Insomma, la famosa manovra “Tremonti”, che rischiava di assestare un duro colpo al sistema bancario svizzero, si è rilevata, almeno per il momento, un’arma spuntata. Tanto più che lo scudo fiscale, introdotto anche in Germania, sta avendo effetti minimi. La penale da pagare è infatti nettamente superiore a quella imposta dalle autorità italiane, il 25%. Questo scoraggia molti tedeschi a legalizzare i loro capitali depositati all’estero.

Pericolo dall’Ue?

Scampato pericolo dunque anche se la prossima insidia potrebbe venire dall’Unione europea, che dal primo luglio introdurrà un nuovo regime di tassazione comunitario, basato sullo scambio di informazione tra i vari paesi dell’ Unione. Ma anche in questo caso, la Piazza finanziaria elvetica non sembra preoccuparsene eccessivamente.

“Infatti dal 1. luglio 2005” dice Citterio “entreranno in vigore importanti novità fiscali in Europa: tra i paesi UE vigerà lo scambio automatico di informazioni tra autorità fiscali. Questo però non varrà per la Svizzera (come per Austria, Belgio, Lussemburgo, Liechtenstein, Monaco, Andorra e San Marino) dove invece il cliente straniero sarà tassato con un’imposta alla fonte e il segreto bancario rimarrà preservato”.

L’imposta alla fonte (inizialmente del 15%) colpirà unicamente i redditi da titoli obbligazionari detenuti da persone fisiche residenti in un paese dell’Unione europea.
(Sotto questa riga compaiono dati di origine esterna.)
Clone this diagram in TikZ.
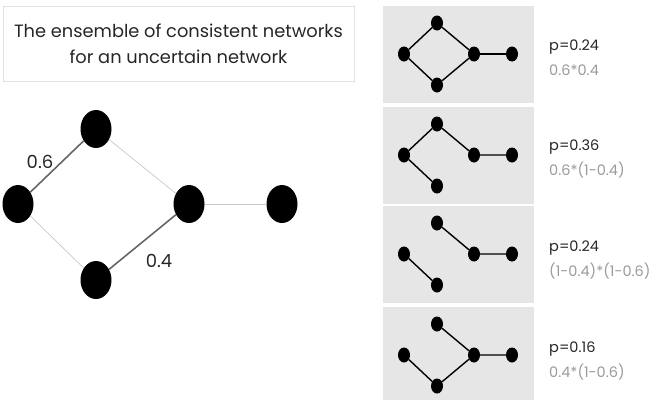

Le banche svizzere hanno quindi predisposto in questi mesi i mezzi tecnici per effettuare questo prelievo che verrà poi versato all’Ufficio federale delle contribuzioni e in seguito al paese di residenza del cliente.

swissinfo, Paolo Bertossa a Roma

Le due amnistie fiscali per i capitali italiani investiti all’estero si sono rivelate un fiasco, visto che non hanno permesso al governo Berlusconi di incassare le somme che avrebbero dovuto consentire un’iniezione di capitali nell’economia italiana.

Oggi, si constata addirittura una tendenza al ritorno in Svizzera dei capitali che erano stati fatti rientrare in Italia.